Consumer Confidence Has Four Consecutive Months of Growth

Canadian Economics

The Index of Consumer Confidence (ICC) rose 1.6 points to reach 67.8 points in March. This makes four consecutive monthly improvements for a total of 16.3 points gained.

  • Canadian consumers were generally more optimistic regarding finances in March while outlooks on major purchase conditions deteriorated.
  • The percentage of individuals that felt their current finances had improved rose from 11.4 to 12.5 per cent. Individuals who considered their finances unchanged was effectively the same at 52.7 per cent (0.1 percentage points higher). Consumers who thought their finances were worse decreased for the fourth month in a row from 33.5 to 32.3 per cent.
  • Optimism about future finances grew, as the proportion expecting better finances rose from 16.1 to 17.4 per cent. Like current finances, individuals who considered their future finances unchanged was effectively the same at 49.9 per cent (0.1 percentage points lower). Those anticipating worse conditions saw no change, staying constant at 24.5 per cent.
  • Sentiment on future job prospects was similar to that in February. The share of consumers who believed there will be the same number of jobs in the next six months increased 2.7 percentage points to 52.9 per cent. Fewer people were optimistic about there being more jobs in the next six months (decreasing from 11.0 to 9.9 per cent). The number of those predicting fewer jobs also decreased from 26.7 to 25.3 per cent.
  • The outlook for major purchases had a small decrease in the percentage of those who think it is a good time to buy (from 11.0 to 10.8 per cent), and an increase in the percentage of those thinking it is a bad time (from 64.7 to 67.6 per cent).

Key Insights

British Columbia records the highest confidence among provinces in March. Spurred by increased optimism and decreased pessimism in current and future finances, and future job prospects, March’s ICC score places the province well above the others in consumer confidence. However, this position might be difficult to retain. We forecast the unemployment rate in B.C. to reach 5.8 per cent by mid-year, above the 5.2 per cent observed in February. The increase will put downward pressure on wage growth and discourage some consumers on the state of the economy. As well, housing affordability will continue to be tested with record population growth and supply constraints in the residential market.
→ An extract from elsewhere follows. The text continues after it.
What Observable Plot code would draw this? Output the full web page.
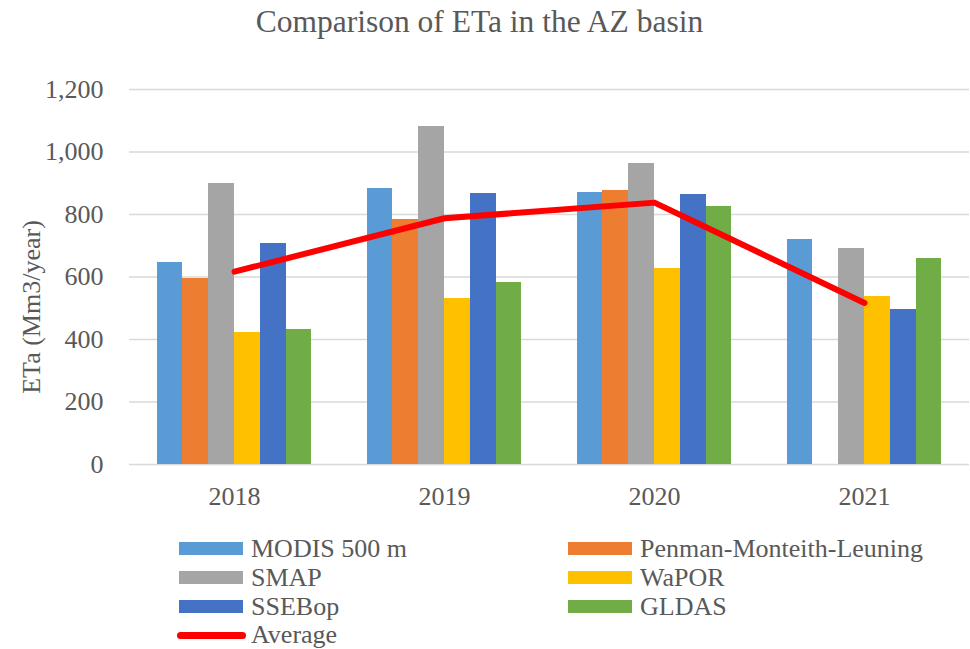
<!DOCTYPE html>
<html><head><meta charset="utf-8">
<script src="https://cdn.jsdelivr.net/npm/d3@7"></script>
<script src="https://cdn.jsdelivr.net/npm/@observablehq/plot@0.6"></script>
<style>
body{margin:0;background:#fff;width:970px;font-family:"Liberation Serif","Times New Roman",serif;color:#595959;overflow:hidden}
#title{height:50px;box-sizing:border-box;padding-top:4px;padding-right:11px;text-align:center;font-size:31.5px;line-height:35px;}
#legend{position:relative;height:129px}
.item{position:absolute;display:flex;align-items:center;font-size:26px;line-height:26px;height:26px;white-space:nowrap}
.sw{width:64px;height:13px;margin-right:8px}
.ln{width:69px;height:7px;border-radius:4px;margin-right:5px;background:#FF0000}
</style></head><body>
<div id="title">Comparison of ETa in the AZ basin</div>
<div id="chart"></div>
<div id="legend"></div>
<script>
const years = [2018, 2019, 2020, 2021];
const seriesNames = ["MODIS 500 m", "Penman-Monteith-Leuning", "SMAP", "WaPOR", "SSEBop", "GLDAS"];
const seriesColors = ["#5B9BD5", "#ED7D31", "#A5A5A5", "#FFC000", "#4472C4", "#70AD47"];
const modis = [646, 883, 870, 720];
const pml = [595, 784, 877, 0];
const smap = [899, 1081, 963, 691];
const wapor = [422, 531, 627, 537];
const ssebop = [707, 867, 864, 495];
const gldas = [431, 582, 825, 659];
const average = [617, 788, 838, 517];
const averageName = "Average";
const yTicks = [0, 200, 400, 600, 800, 1000, 1200];
const yLabel = "ETa (Mm3/year)";

const seriesValues = [modis, pml, smap, wapor, ssebop, gldas];
const rows = [];
seriesNames.forEach((s, k) => years.forEach((y, i) => rows.push({year: y, series: s, k, value: seriesValues[k][i]})));
const avgRows = years.map((y, i) => ({year: y, value: average[i]}));
const bw = 0.123;

const chart = Plot.plot({
  width: 970, height: 470, marginTop: 39, marginBottom: 56, marginLeft: 129, marginRight: 1,
  style: {fontFamily: '"Liberation Serif", "Times New Roman", serif', fontSize: "26px", color: "#595959", background: "white", overflow: "visible"},
  x: {type: "linear", domain: [2017.5, 2021.5], ticks: years, tickFormat: d => String(d), tickSize: 0, tickPadding: 22, label: null},
  y: {domain: [0, 1200], ticks: yTicks, tickFormat: d3.format(","), tickSize: 0, tickPadding: 26, label: null},
  color: {domain: seriesNames, range: seriesColors},
  marks: [
    Plot.ruleY(yTicks, {stroke: "#D9D9D9", strokeWidth: 1.5}),
    Plot.rectY(rows, {x1: d => d.year + (d.k - 3) * bw, x2: d => d.year + (d.k - 2) * bw, y1: 0, y2: "value", fill: "series", shapeRendering: "crispEdges"}),
    Plot.line(avgRows, {x: "year", y: "value", stroke: "#FF0000", strokeWidth: 6, strokeLinecap: "round", strokeLinejoin: "round"}),
    Plot.text([yLabel], {frameAnchor: "left", textAnchor: "middle", lineAnchor: "middle", text: d => d, rotate: -90, dx: -98, dy: 30, fill: "#595959", fontSize: 26})
  ]
});
document.getElementById("chart").appendChild(chart);

const legend = document.getElementById("legend");
const items = seriesNames.map((s, k) => ({name: s, color: seriesColors[k], line: false}));
items.push({name: averageName, color: "#FF0000", line: true});
const rowCenters = [28.5, 57.5, 86.5, 115];
items.forEach((it, i) => {
  const row = Math.floor(i / 2), col = i % 2;
  const el = document.createElement("div");
  el.className = "item";
  el.style.left = (it.line ? 177 : (col === 0 ? 179 : 568)) + "px";
  el.style.top = (rowCenters[row] - 13) + "px";
  const sw = document.createElement("div");
  sw.className = it.line ? "ln" : "sw";
  if (!it.line) sw.style.background = it.color;
  const tx = document.createElement("span");
  tx.textContent = it.name;
  el.appendChild(sw); el.appendChild(tx);
  legend.appendChild(el);
});
</script>
</body></html>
Households could be getting some relief from interest rates soon correlating to higher confidence. Despite inflation rates still above the Bank of Canada’s 2 per cent target, goods price inflation continues to moderate with the Bank’s data pointing to the economy being in modest excess supply. At the risk of the Bank of Canada over-ratcheting the economy with another hike, we assume that short-term interest rates have peaked, and the Bank will instead turn its head towards cuts. We forecast that interest rates will stay put until spring, with the first cut occurring in June followed by further cuts continuing into 2025.